A white wax sculptural element functions within the installation as a point of sensory concentration that challenges the gaze. Inside it converge the accumulated faith of offering candles and the industrial residues of the studio, recalling that purity and devotion coexist with the materiality of everyday life. The viewer’s experience thus moves beyond the visual: bending down, smelling, and approaching its vulnerability transforms perception into an intimate, embodied act. Embedded within its density are sanding blocks used by artists, artisans, and laborers, recovered from other contexts, where the sandpaper operates as a trace of the effort of other bodies, following a protocol of registration with no autobiographical intent.

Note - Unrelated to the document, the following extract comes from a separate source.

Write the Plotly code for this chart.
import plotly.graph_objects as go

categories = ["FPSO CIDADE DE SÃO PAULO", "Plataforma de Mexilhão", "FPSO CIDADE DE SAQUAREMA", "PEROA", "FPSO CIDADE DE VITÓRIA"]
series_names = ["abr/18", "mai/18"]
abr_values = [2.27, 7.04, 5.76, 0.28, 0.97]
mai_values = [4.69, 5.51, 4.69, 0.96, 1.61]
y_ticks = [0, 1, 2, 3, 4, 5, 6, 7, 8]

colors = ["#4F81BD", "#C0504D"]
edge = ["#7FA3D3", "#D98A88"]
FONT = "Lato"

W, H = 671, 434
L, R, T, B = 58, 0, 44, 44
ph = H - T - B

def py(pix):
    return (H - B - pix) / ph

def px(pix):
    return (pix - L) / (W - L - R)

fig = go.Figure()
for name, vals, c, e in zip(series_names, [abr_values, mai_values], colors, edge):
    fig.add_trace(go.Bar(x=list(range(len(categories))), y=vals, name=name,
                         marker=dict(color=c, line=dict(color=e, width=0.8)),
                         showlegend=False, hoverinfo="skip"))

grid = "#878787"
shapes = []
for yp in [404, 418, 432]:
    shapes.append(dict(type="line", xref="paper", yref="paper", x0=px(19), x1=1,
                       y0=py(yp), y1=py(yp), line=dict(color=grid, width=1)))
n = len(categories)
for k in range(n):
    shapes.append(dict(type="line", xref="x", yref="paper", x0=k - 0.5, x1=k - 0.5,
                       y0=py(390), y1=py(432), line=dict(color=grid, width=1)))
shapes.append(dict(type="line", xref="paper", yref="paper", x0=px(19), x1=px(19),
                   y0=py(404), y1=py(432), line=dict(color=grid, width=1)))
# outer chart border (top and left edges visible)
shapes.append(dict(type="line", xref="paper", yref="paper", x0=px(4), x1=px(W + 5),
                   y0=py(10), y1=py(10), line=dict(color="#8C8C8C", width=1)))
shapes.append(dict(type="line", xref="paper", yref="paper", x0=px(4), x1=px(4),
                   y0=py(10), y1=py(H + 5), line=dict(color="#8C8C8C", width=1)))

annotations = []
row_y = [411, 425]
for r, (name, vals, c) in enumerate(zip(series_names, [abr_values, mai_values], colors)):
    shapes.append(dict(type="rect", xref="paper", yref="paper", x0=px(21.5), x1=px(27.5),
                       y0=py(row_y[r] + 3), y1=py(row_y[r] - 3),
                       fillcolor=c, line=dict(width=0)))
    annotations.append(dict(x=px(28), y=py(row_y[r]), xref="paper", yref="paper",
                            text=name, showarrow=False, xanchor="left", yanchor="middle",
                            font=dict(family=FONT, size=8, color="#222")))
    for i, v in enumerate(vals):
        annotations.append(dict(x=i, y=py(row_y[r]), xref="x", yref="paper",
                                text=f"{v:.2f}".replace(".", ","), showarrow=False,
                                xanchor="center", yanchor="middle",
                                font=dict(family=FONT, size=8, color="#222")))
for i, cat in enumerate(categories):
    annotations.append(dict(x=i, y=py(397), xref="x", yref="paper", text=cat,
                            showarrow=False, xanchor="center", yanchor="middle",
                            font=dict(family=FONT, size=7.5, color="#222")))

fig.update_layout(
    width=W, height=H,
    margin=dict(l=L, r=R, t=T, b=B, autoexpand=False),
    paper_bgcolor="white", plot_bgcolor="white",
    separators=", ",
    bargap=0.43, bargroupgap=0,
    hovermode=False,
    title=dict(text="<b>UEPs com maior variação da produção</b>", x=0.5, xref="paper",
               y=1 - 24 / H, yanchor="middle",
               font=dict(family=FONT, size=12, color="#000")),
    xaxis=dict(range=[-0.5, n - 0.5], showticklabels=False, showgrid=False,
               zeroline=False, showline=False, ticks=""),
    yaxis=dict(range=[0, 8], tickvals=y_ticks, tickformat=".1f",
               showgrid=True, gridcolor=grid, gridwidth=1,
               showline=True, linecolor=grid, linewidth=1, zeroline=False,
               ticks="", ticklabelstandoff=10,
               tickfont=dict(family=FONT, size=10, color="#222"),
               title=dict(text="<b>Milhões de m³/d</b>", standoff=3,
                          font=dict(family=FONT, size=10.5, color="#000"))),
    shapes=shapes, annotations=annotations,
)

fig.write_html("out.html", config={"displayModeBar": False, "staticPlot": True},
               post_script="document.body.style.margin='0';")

Despiece. Protocolo de mutación addresses us directly, asking: which memory do we value—the one we consume, or the one we construct with rigor? The audience leaves behind a purely contemplative position to become part of the system, as the effort of moving matter, documentary rigor, and immersive materiality form a body of resistance against a mediated reality. The project thus takes shape as an inner landscape, where floor, surface, and volume articulate an anatomy of residues. Adulteration operates as an analytical methodology applied to the layers of urban reality, intervening in history through theatrical and street advertising, architectural remnants, and administrative protocols, proposing that art can restore the capacity to build one’s own memory, even if inevitably fragmented.



ABOUT THE ARTIST

DANIEL BARRIO (1988, Cuba)

Daniel Barrio (Cienfuegos, Cuba, 1988) is a visual artist whose practice articulates space through painting, understanding the environment as an altered archive open to critical intervention. He studied at the Academy of Fine Arts of Cienfuegos (2004–2008), specializing in painting, and later at the Madrid Film School (ECAM, 2012–2015), where he studied Art Direction. His methodology integrates visual thinking with scenographic narrative.

His trajectory includes solo exhibitions such as La levedad en lo cotidiano (Galería María Porto, Madrid, 2023), Interiores ajenos (PlusArtis, Madrid, 2022), and Tribud (Navel Art, Madrid, 2019), as well as significant group exhibitions including Space is the Landscape (Estudio Show, Madrid, 2024), Winterlinch (Espacio Valverde Gallery, Madrid, 2024), Hiberia (Galería María Porto, Lisbon, 2023), and the traveling exhibition of the La Rioja Young Art Exhibition (2022).

A member of the Resiliencia Collective, his work does not pursue the production of objects but rather the articulation of pictorial devices that generate protocols of resistance against the flow of disposable images. In a context saturated with immediate data, his practice produces traces and archives what must endure, questioning not the meaning of the work itself but the memory the viewer constructs through interaction—thus reclaiming sovereignty over the gaze and inhabiting ruins as a method for understanding the present.